The lead role is cinched by Thom Eric Sinn as Charles Condomine.  He shines in this role as a man who cannot be bothered, waving off his inferiors, and previous wives with trivial dismissals. His demeanor is spot on for this role, and he really brings Charles to life.  His first wife, Elvira, is played by Melanie Bishop.  Her constant strutting, singing, and merriment is in complete contrast to her true intentions, and that is what is demanded of her in this role.  She does a nice job of balancing the two well, and only crumbling when required to.  His current wife, Ruth, is played by Julie V. Press.  I thought she was a perfunctory little hen-pecking wife.  She even put her hands on hips with fingers splayed backwards like the feathers on the back of bird.  Dr. George Bradman and his wife Violet are played by David Chalmers and Lindsey Schrott respectively.  They both do a keen job in their roles, but seem like an odd couple together.  Lindsey does get a few laughs as a babbling gossip.  Edith, the new housemaid, is Shaneia Steward and she seems frantic when needed, and entranced when required.  In between the two we hear and see little of her.  And then there is Madame Arcati, played by Suzanne Young.  I don’t know if it was opening night jitters, or the length of the play, but she bumbled and fumbled for lines throughout.  Perhaps that was the character, always reaching for that which cannot be pinned down.  Sigh.

Director Fuzz Roark does a nice job extracting the humor and scares out of this somewhat antiquated story.  Costuming was lovely by Laura Nicholson, and I particularly loved the purple dress Ruth was wearing (where can I get one?).  The lighting (Jessica Anderson), sound (Lila Chickering, Claudia Henry, Owen Sahnow, and Dylan Sarubin), etc. all evoked the specific time and place, and it helped portray the story accurately.  As we entered, the fireplace was crackling rather loudly though- sounding like a snare drum.  Someone noticed and turned it off or down after the play went up, so that was commendable.

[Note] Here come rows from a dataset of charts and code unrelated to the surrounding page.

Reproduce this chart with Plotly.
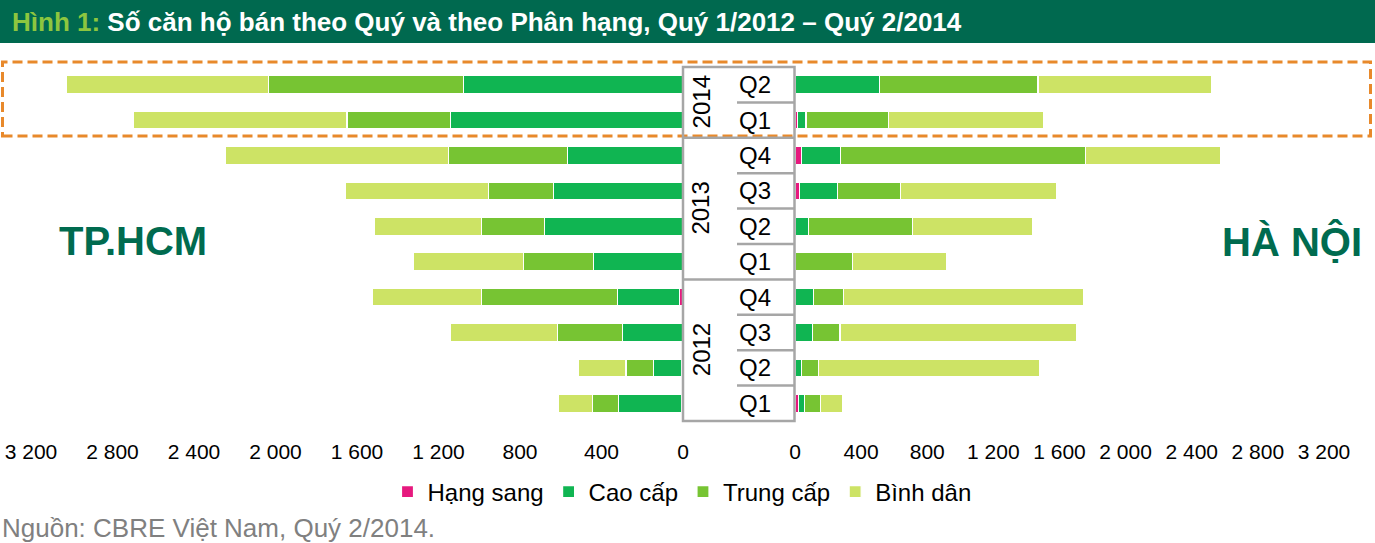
import plotly.graph_objects as go

# ---------------- data ----------------
years = ["2012", "2012", "2012", "2012", "2013", "2013", "2013", "2013", "2014", "2014"]
quarters = ["Q1", "Q2", "Q3", "Q4", "Q1", "Q2", "Q3", "Q4", "Q1", "Q2"]

series_names = ["Hạng sang", "Cao cấp", "Trung cấp", "Bình dân"]

# TP.HCM (left side)
hcm_hang_sang = [8, 8, 0, 17, 0, 0, 0, 0, 0, 0]
hcm_cao_cap = [308, 135, 298, 303, 440, 680, 636, 568, 1140, 1076]
hcm_trung_cap = [127, 137, 318, 670, 342, 308, 318, 582, 509, 959]
hcm_binh_dan = [171, 235, 528, 533, 543, 528, 704, 1096, 1047, 993]

# Hà Nội (right side)
hn_hang_sang = [20, 5, 0, 0, 0, 0, 25, 38, 16, 0]
hn_cao_cap = [36, 36, 107, 113, 0, 82, 231, 235, 50, 512]
hn_trung_cap = [100, 100, 165, 178, 350, 627, 380, 1482, 500, 958]
hn_binh_dan = [133, 1337, 1434, 1452, 566, 729, 946, 819, 940, 1048]

tick_values = [0, 400, 800, 1200, 1600, 2000, 2400, 2800, 3200]

# ---------------- style ----------------
colors = ["#E6197E", "#10B552", "#77C433", "#CDE365"]
FONT = "Liberation Sans, Arial, sans-serif"
DARKGREEN = "#006B4F"
W, H = 1375, 543
T, B = 67, 122
PH = H - T - B


def px_x(px):
    return px / W


def px_y(py):
    return (H - B - py) / PH


pos = list(range(len(quarters)))

fig = go.Figure()
hcm = [hcm_hang_sang, hcm_cao_cap, hcm_trung_cap, hcm_binh_dan]
hn = [hn_hang_sang, hn_cao_cap, hn_trung_cap, hn_binh_dan]
for name, col, vals in zip(series_names, colors, hcm):
    fig.add_trace(go.Bar(
        x=vals, y=pos, orientation="h", name=name, xaxis="x", yaxis="y",
        marker=dict(color=col, line=dict(color="white", width=1.2)),
        width=0.5, legendgroup=name, showlegend=True,
    ))
for name, col, vals in zip(series_names, colors, hn):
    fig.add_trace(go.Bar(
        x=vals, y=pos, orientation="h", name=name, xaxis="x2", yaxis="y",
        marker=dict(color=col, line=dict(color="white", width=1.2)),
        width=0.5, legendgroup=name, showlegend=False,
    ))

axis_common = dict(
    tickvals=tick_values, separatethousands=True, showgrid=False,
    zeroline=False, showline=False, ticks="",
    tickfont=dict(family=FONT, size=21, color="#000000"),
    ticklabelstandoff=16, fixedrange=True, automargin=False,
)

shapes = []
annotations = []

# header band
shapes.append(dict(type="rect", xref="paper", yref="paper", x0=-0.01, x1=1.01,
                   y0=px_y(43), y1=px_y(-2), fillcolor="#00694F",
                   line=dict(width=0), layer="below"))
annotations.append(dict(
    xref="paper", yref="paper", x=px_x(10), y=px_y(22), xanchor="left",
    yanchor="middle", showarrow=False,
    text="<b><span style='color:#8DC63F'>Hình 1:</span> Số căn hộ bán theo Quý và theo Phân hạng, Quý 1/2012 – Quý 2/2014</b>",
    font=dict(family=FONT, size=26, color="white"),
))

# orange dashed highlight
shapes.append(dict(type="rect", xref="paper", yref="paper",
                   x0=px_x(2.5), x1=px_x(1370.5), y0=px_y(136), y1=px_y(62),
                   line=dict(color="#E8892B", width=3, dash="10px,5px"), layer="above"))

# centre label box
bx0, bx1, qx0 = px_x(683), px_x(794.5), px_x(737)
shapes.append(dict(type="rect", xref="paper", yref="paper", x0=bx0, x1=bx1,
                   y0=0, y1=1, line=dict(color="#A6A6A6", width=2.5), layer="above"))
for i in range(1, len(quarters)):
    boundary = i - 0.5
    full = years[i] != years[i - 1]
    shapes.append(dict(type="line", xref="paper", yref="y",
                       x0=bx0 if full else qx0, x1=bx1, y0=boundary, y1=boundary,
                       line=dict(color="#A6A6A6", width=2.5), layer="above"))

for i, q in enumerate(quarters):
    annotations.append(dict(xref="paper", yref="y", x=px_x(755), y=i,
                            text=q, showarrow=False, xanchor="center", yanchor="middle",
                            font=dict(family=FONT, size=24, color="#000000")))
for yr in sorted(set(years)):
    idx = [i for i, y in enumerate(years) if y == yr]
    annotations.append(dict(xref="paper", yref="y", x=px_x(701), y=sum(idx) / len(idx),
                            text=yr, textangle=-90, showarrow=False,
                            xanchor="center", yanchor="middle",
                            font=dict(family=FONT, size=24, color="#000000")))

# city labels
annotations.append(dict(xref="paper", yref="paper", x=px_x(133), y=px_y(241),
                        xanchor="center", yanchor="middle",
                        text="<b>TP.HCM</b>", showarrow=False,
                        font=dict(family=FONT, size=40, color=DARKGREEN)))
annotations.append(dict(xref="paper", yref="paper", x=px_x(1292), y=px_y(241),
                        xanchor="center", yanchor="middle",
                        text="<b>HÀ NỘI</b>", showarrow=False,
                        font=dict(family=FONT, size=40, color=DARKGREEN)))

# source
annotations.append(dict(xref="paper", yref="paper", x=0, y=px_y(528),
                        xanchor="left", yanchor="middle", showarrow=False,
                        text="Nguồn: CBRE Việt Nam, Quý 2/2014.",
                        font=dict(family=FONT, size=26, color="#808080")))

fig.update_layout(
    width=W, height=H, autosize=False,
    margin=dict(l=0, r=0, t=T, b=B, pad=0, autoexpand=False),
    paper_bgcolor="white", plot_bgcolor="white",
    barmode="stack", bargap=0.5,
    separators=", ",
    xaxis=dict(domain=[px_x(31), px_x(683)], range=[3200, 0], anchor="y", **axis_common),
    xaxis2=dict(domain=[px_x(795), px_x(1324)], range=[0, 3200], anchor="y", **axis_common),
    yaxis=dict(range=[-0.5, 9.5], visible=False, fixedrange=True),
    showlegend=True,
    legend=dict(orientation="h", x=0.496, xanchor="center", y=px_y(492),
                yanchor="middle", font=dict(family=FONT, size=24, color="#000000"),
                traceorder="normal", itemwidth=30, bgcolor="rgba(0,0,0,0)"),
    shapes=shapes, annotations=annotations,
)

fig.write_html("out.html", config={"displayModeBar": False},
               post_script="document.body.style.margin='0px';")
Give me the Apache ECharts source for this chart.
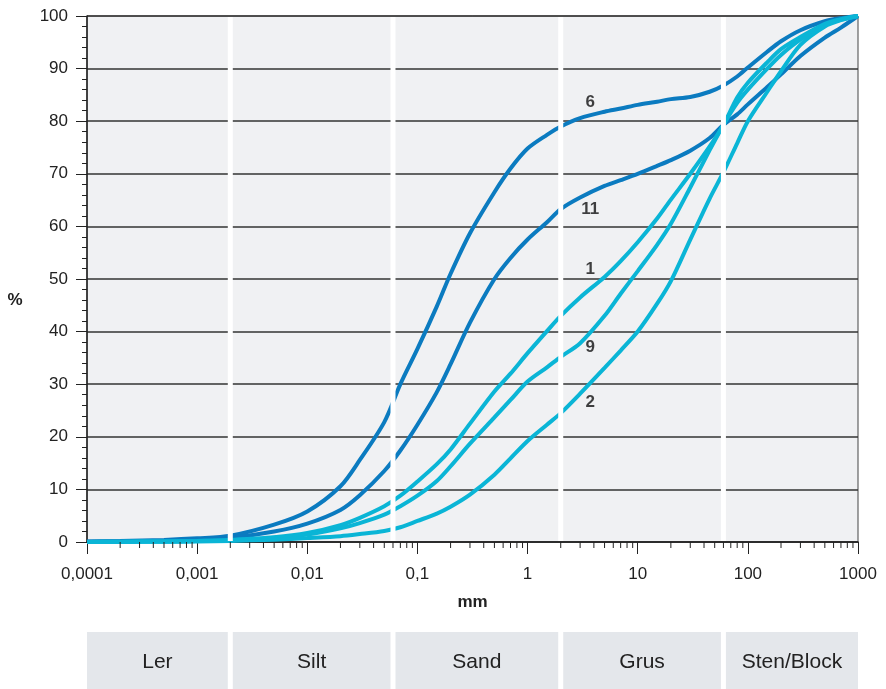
<!DOCTYPE html>
<html>
<head>
<meta charset="utf-8">
<title>Kornstorleksfördelning</title>
<script src="https://cdn.jsdelivr.net/npm/echarts@6.0.0/dist/echarts.min.js"></script>
<style>
	html, body { margin: 0; padding: 0; background: #fff; }
	#chart { width: 886px; height: 689px; }
</style>
</head>
<body>
<div id="chart"></div>
<script>
/* ---------- data ---------- */
// sieve sizes, mm
var sizes = [0.0001, 0.0002, 0.0005, 0.001, 0.002, 0.005, 0.01, 0.02, 0.03, 0.05, 0.07, 0.1, 0.15, 0.2, 0.3, 0.5, 0.7,
	1, 1.5, 2, 3, 5, 7, 10, 15, 20, 30, 45, 60, 80, 100, 150, 200, 300, 500, 700, 1000];
// passing, %
var curve6  = [0.1, 0.2, 0.4, 0.7, 1.2, 3.3, 5.8, 10.6, 15.6, 22.8, 30, 36.7, 44.8, 51, 58.7, 66.5, 71,
	74.8, 77.4, 79, 80.6, 81.8, 82.4, 83.1, 83.7, 84.2, 84.6, 85.6, 86.8, 88.5, 90.2, 93.2, 95.2, 97.3, 99, 99.6, 100];
var curve11 = [0.05, 0.1, 0.25, 0.45, 0.8, 2, 3.5, 6.1, 8.9, 13.5, 17.4, 22.3, 28.5, 33.8, 41.7, 50, 54,
	57.5, 60.8, 63.3, 65.5, 67.7, 68.8, 70, 71.5, 72.6, 74.4, 76.8, 79.3, 81.3, 83.2, 86.5, 88.9, 92.4, 95.9, 97.8, 100];
var curve1  = [0, 0.05, 0.1, 0.2, 0.4, 0.9, 1.7, 3.2, 4.6, 6.8, 8.8, 11.5, 14.8, 17.6, 22.5, 28.6, 32,
	35.9, 40.1, 43, 46.5, 50.4, 53.4, 57, 61.5, 65.1, 70, 75.2, 79.3, 84.5, 87.3, 91.2, 93.7, 96, 98.5, 99.4, 100];
var curve9  = [0, 0.05, 0.1, 0.2, 0.35, 0.8, 1.4, 2.6, 3.6, 5.2, 6.8, 8.8, 11.6, 14.4, 18.7, 23.7, 27,
	30.5, 33.2, 35.2, 37.8, 43, 47.2, 51.5, 56.5, 60.5, 67.4, 74.5, 79.3, 83.5, 86, 90, 92.6, 95.5, 98.3, 99.3, 100];
var curve2  = [0, 0.02, 0.05, 0.1, 0.2, 0.45, 0.75, 1.1, 1.5, 2.1, 2.8, 4, 5.4, 6.7, 9, 12.8, 15.9,
	19.2, 22.3, 24.5, 28.2, 33.1, 36.4, 40, 45.3, 49.6, 57.5, 65.3, 70.3, 75.8, 80, 85.6, 89.5, 94.5, 98, 99.2, 100];

var curveNames = ['6', '11', '1', '9', '2'];
var curveValues = [curve6, curve11, curve1, curve9, curve2];
var labelSize = 3.7;                               // mm where the curve numbers stand
var labelPct = [83.5, 63.3, 51.9, 37.1, 26.6];

var tickLabels = ['0,0001', '0,001', '0,01', '0,1', '1', '10', '100', '1000'];
var classEdges = [0.0001, 0.002, 0.06, 2, 60, 1000];
var classNames = ['Ler', 'Silt', 'Sand', 'Grus', 'Sten/Block'];

/* ---------- styles ---------- */
var DARK = '#0b7bc0', CYAN = '#0ab5d6';
var FONT = '"Liberation Sans", Arial, sans-serif';

function pairs(vals) {
	var out = [];
	for (var i = 0; i < sizes.length; i++) out.push([sizes[i], vals[i]]);
	return out;
}

// minor ticks of the log axis: 2..9 in every decade
var minorTicks = [];
for (var d = -4; d < 3; d++) {
	for (var m = 2; m <= 9; m++) minorTicks.push([m * Math.pow(10, d), 0]);
}

var series = [];
for (var i = 0; i < curveNames.length; i++) {
	series.push({
		name: curveNames[i],
		type: 'line',
		data: pairs(curveValues[i]),
		showSymbol: false,
		smooth: 0.3,
		z: i < 2 ? 2 : 3,
		lineStyle: { color: i < 2 ? DARK : CYAN, width: 4 },
		itemStyle: { color: i < 2 ? DARK : CYAN }
	});
}

// white class borders (drawn over the curves)
series.push({
	type: 'custom',
	z: 6,
	silent: true,
	data: classEdges.slice(1, classEdges.length - 1).map(function(v) { return [v, 0]; }),
	renderItem: function(params, api) {
		var top = api.coord([api.value(0), 100]);
		var bot = api.coord([api.value(0), 0]);
		return {
			type: 'rect',
			shape: { x: top[0] - 2.5, y: top[1] + 1, width: 5, height: bot[1] - top[1] - 2 },
			style: { fill: '#ffffff' }
		};
	}
});

// minor x ticks
series.push({
	type: 'custom',
	z: 6,
	silent: true,
	data: minorTicks,
	renderItem: function(params, api) {
		var p = api.coord([api.value(0), 0]);
		return {
			type: 'line',
			shape: { x1: p[0], y1: p[1], x2: p[0], y2: p[1] + 6 },
			style: { stroke: '#222', lineWidth: 1 }
		};
	}
});

// curve numbers
series.push({
	type: 'scatter',
	z: 7,
	symbolSize: 0,
	silent: true,
	data: curveNames.map(function(n, k) { return { name: n, value: [labelSize, labelPct[k]] }; }),
	label: {
		show: true,
		position: 'inside',
		formatter: '{b}',
		color: '#111',
		fontWeight: 'bold',
		fontSize: 17,
		fontFamily: FONT
	}
});

var option = {
	animation: false,
	backgroundColor: '#ffffff',
	textStyle: { fontFamily: FONT },
	grid: {
		left: 87, right: 28, top: 16, bottom: 147,
		outerBoundsMode: 'none',
		containLabel: false,
		show: true,
		backgroundColor: '#f0f1f3',
		borderColor: '#444',
		borderWidth: 1
	},
	xAxis: {
		type: 'log',
		logBase: 10,
		min: 0.0001,
		max: 1000,
		name: 'mm',
		nameLocation: 'middle',
		nameGap: 52,
		nameTextStyle: { fontSize: 17, fontWeight: 'bold', color: '#222' },
		axisLine: { lineStyle: { color: '#222', width: 1.5 } },
		axisTick: { show: true, inside: false, length: 12, lineStyle: { color: '#222', width: 1 } },
		splitLine: { show: false },
		axisLabel: {
			fontSize: 17,
			color: '#222',
			margin: 24,
			formatter: function(v) {
				return tickLabels[Math.round(Math.log10(v)) + 4];
			}
		}
	},
	yAxis: {
		type: 'value',
		min: 0,
		max: 100,
		interval: 10,
		axisLine: { show: true, lineStyle: { color: '#222', width: 1.5 } },
		axisTick: { show: true, inside: false, length: 11, lineStyle: { color: '#222' } },
		minorTick: { show: true, splitNumber: 5, length: 5, lineStyle: { color: '#222' } },
		splitLine: { show: true, lineStyle: { color: '#333', width: 1.5 } },
		axisLabel: { fontSize: 17, color: '#222', margin: 19 }
	},
	series: series
};

var myChart = echarts.init(document.getElementById('chart'));
myChart.setOption(option);

/* ---------- y title and soil class table under the chart ---------- */
var graphics = [{
	type: 'text',
	x: 15,
	y: 300,
	style: { text: '%', fill: '#222', font: 'bold 17px ' + FONT, align: 'center', verticalAlign: 'middle' },
	silent: true
}];
for (var c = 0; c < classNames.length; c++) {
	var x0 = myChart.convertToPixel({ xAxisIndex: 0 }, classEdges[c]);
	var x1 = myChart.convertToPixel({ xAxisIndex: 0 }, classEdges[c + 1]);
	if (c > 0) x0 += 2.5;
	if (c < classNames.length - 1) x1 -= 2.5;
	graphics.push({
		type: 'rect',
		shape: { x: x0, y: 632, width: x1 - x0, height: 57 },
		style: { fill: '#e4e7eb' },
		silent: true
	});
	graphics.push({
		type: 'text',
		x: (x0 + x1) / 2,
		y: 662,
		style: {
			text: classNames[c],
			fill: '#222',
			font: '21px ' + FONT,
			align: 'center',
			verticalAlign: 'middle'
		},
		silent: true
	});
}
myChart.setOption({ graphic: graphics });
</script>
</body>
</html>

The majority of my complaint is not with Spotlighters, or the actors, it is with Coward and the material.  Spotlighters is known for doing cutesy pop off Broadway musicals and plays, and this one fits that mold.  But it is TOO DAMN LONG.  The play was 3 hours and 8 minutes long (you read that right) and had the intermission after an hour and fifty minutes.  My friend and I got coffee to stay awake for Act 2.  Also, the first Act drug a little.  Every single line that Charles and Ruth spoke, they repeated later on.  I understand trying to drive home a point, but the repetition just elongated the play and did little aid in understanding.  Also, perhaps the high British would have helped, but I felt like I was prepping for the SATs. Here are some of the words they used in casual conversation: supercilious, foreboding, blithe, churlish, impetuous, didactive, vehement, and so on.

Coward also writes a magnificent play because he borrowed handfuls of lines from Hamlet!  I counted at least seven, see how many you can find!  It can be a game!

I also thought when Ruth pops in at the end of Act 2 in the white dress and says, “what the hell does this mean?” It honestly could have ended and been succinct and humorous.

SHOULD I STAY OR SHOULD I GO?  It is an entertaining evening, just know you need caffeine and snacks to get through the time frame.  Coward is a good writer, and Spotlighters does a nice job with the show, it is just a bit old and long for modern audiences.  The actors are on point though, and the evening was overall enjoyable. (I)

Running at Spotlighters theater December 14-23, and January 4-20.  Running time 3 hours and 8 minutes with one 15-minute intermission.